“E' attraverso una delle strade più belle che conosca che si superano le Alpi selvagge del Tirolo, una strada ampia, ben tenuta… Le svolte della strada sono dolci e s’avvertono solo per il variare delle scene sempre grandiose e belle nell’ininterrotta diversità”. Sembra il diario di un moderno viaggiatore tra le Alpi dell’Alto Adige e invece queste parole le ha scritte nel 1789 il filologo austriaco Gustav Meyer nel corso di un viaggio in Italia.
Da allora non è cambiato molto in questa regione sotto il profilo paesaggistico e la cura dello stesso. Una popolazione attenta ai luoghi in cui vive, che ne preserva la qualità. Lo si scopre imboccando l’Alto Adige dalla Val Venosta, letteralmente circondati da migliaia di meli in fiore. Oppure viaggiando lungo la più antica strada del vino italiana: quella di Caldaro e Termeno, a sud di Bolzano, dove a farla da padrone sono i vigneti. Vino e mele sono tra i prodotti altoatesini che si potranno degustare lungo il Miglio del Gusto che si snoderà nel centro storico di Bolzano, dal 2 al 5 giugno, in occasione del primo Festival del Gusto Alto Adige.
Con essi i piccoli frutti, gli ortaggi, il miele, la grappa, il pane, la carne bovina e lo Speck Alto Adige IGP. Proprio su quest’ultimo si concentra l’interesse. Un prodotto che ha forse la storia più antica di questa regione. Le prime notizie lo collocano tra l’801 e l’813, nel Capitulare Aquisgranense emanato da Carlo Magno in cui si descrive la dotazione dei carri da guerra, comprese le riserve alimentari come “farinam, vinum, baccones”, tradotto: farina, vino e speck. Il termine Speck fu utilizzato a partire dal Settecento, periodo in cui si affinarono anche i metodi di produzione, rimasti inalterati fino ai nostri giorni: stagionatura, da 20 a 32 settimane secondo il peso, e affumicatura sono i segreti di questo salume ricavato da una precisa rifilatura delle cosce suine magre provenienti, nel caso del prodotto a denominazione IGP, da allevamenti riconosciuti e controllati.
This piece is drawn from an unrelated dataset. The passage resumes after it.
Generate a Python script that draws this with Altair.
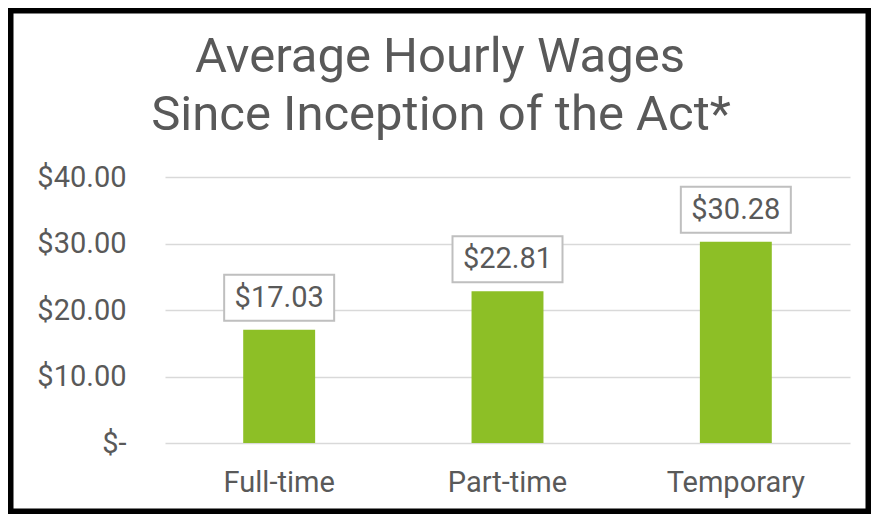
import altair as alt
import pandas as pd

categories = ["Full-time", "Part-time", "Temporary"]
wages = [17.03, 22.81, 30.28]
labels = ["$17.03", "$22.81", "$30.28"]
y_ticks = [0, 10, 20, 30, 40]
title_lines = ["Average Hourly Wages", "Since Inception of the Act*"]

df = pd.DataFrame({"cat": categories, "wage": wages, "label": labels})

FONT = "Roboto"
GRAY = "#595959"

x = alt.X("cat:N", sort=categories, title=None,
          scale=alt.Scale(paddingInner=0.685, paddingOuter=0.3425),
          axis=alt.Axis(labelAngle=0, labelFontSize=29, labelColor=GRAY, labelFont=FONT,
                        labelPadding=25, domain=False, ticks=False, grid=False))
y = alt.Y("wage:Q", title=None,
          scale=alt.Scale(domain=[0, 40], nice=False),
          axis=alt.Axis(values=y_ticks, grid=True, gridColor="#D9D9D9", gridWidth=1.5,
                        domain=False, ticks=False, labelFontSize=29, labelColor=GRAY,
                        labelFont=FONT, labelPadding=39,
                        labelExpr="datum.value == 0 ? '$-\u00a0\u00a0\u00a0' : '$' + format(datum.value, '.2f')"))

base = alt.Chart(df)

bars = base.mark_bar(color="#8DBF26").encode(x=x, y=y)

boxes = base.mark_bar(width=110, fill="white", stroke="#BFBFBF", strokeWidth=2,
                      yOffset=-55, y2Offset=-9).encode(
    x=x, y=y, y2=alt.Y2("wage:Q"))

texts = base.mark_text(yOffset=-32, baseline="middle", fontSize=29, font=FONT,
                       color=GRAY).encode(x=x, y=y, text="label:N")

title1 = alt.Chart(pd.DataFrame({"t": [title_lines[0]]})).mark_text(
    fontSize=49, font=FONT, color=GRAY, baseline="alphabetic", align="center").encode(
    x=alt.value(275), y=alt.value(-105.5), text="t:N")
title2 = alt.Chart(pd.DataFrame({"t": [title_lines[1]]})).mark_text(
    fontSize=49, font=FONT, color=GRAY, baseline="alphabetic", align="center").encode(
    x=alt.value(276), y=alt.value(-47), text="t:N")

border = alt.Chart(pd.DataFrame({"a": [0]})).mark_rect(
    filled=False, stroke="black", strokeWidth=5.5).encode(
    x=alt.value(-154.25), x2=alt.value(703.25),
    y=alt.value(-166.25), y2=alt.value(334.25))

chart = alt.layer(bars, boxes, texts, title1, title2, border).properties(
    width=685, height=266,
    background="white",
    padding={"left": 157, "top": 169, "right": 21, "bottom": 71},
    autosize=alt.AutoSizeParams(type="none"),
).configure_view(stroke="transparent", strokeWidth=0)

chart.save("out.html", embed_options={"renderer": "svg", "actions": False})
Una volta rifilate, le baffe di speck vengono passate in una miscela di aromi e salmistrate in ambiente secco per tre settimane. Il passaggio successivo è l’affumicatura. Mentre il disciplinare IGP prevede l’utilizzo di legna poco resinosa e ad una temperatura non superiore ai 20°, le produzioni fatte in casa, nei masi altoatesini, custodiscono gelosamente il segreto. Come scrive Siegfred W. De Rachewiltz nel bel libro Lo Speck dell’Alto Adige: “Ci sono tanti modi di affumicare lo speck quanti sono i contadini che lo fanno… Come sempre la disponibilità è il fattore decisivo. Nella Bassa Atesina si usano i polloni di vite, in Val Pusteria legno d’abete rosso e di pino, in altre zone rami di abete bianco e legno di faggio… Ma quasi in nessuna zona si rinuncia ai rami di ginepro, il cui fumo conferisce allo speck un sapore leggermente aromatico e inoltre pare che ne migliori la conservabilità e le sue proprietà salutistiche”.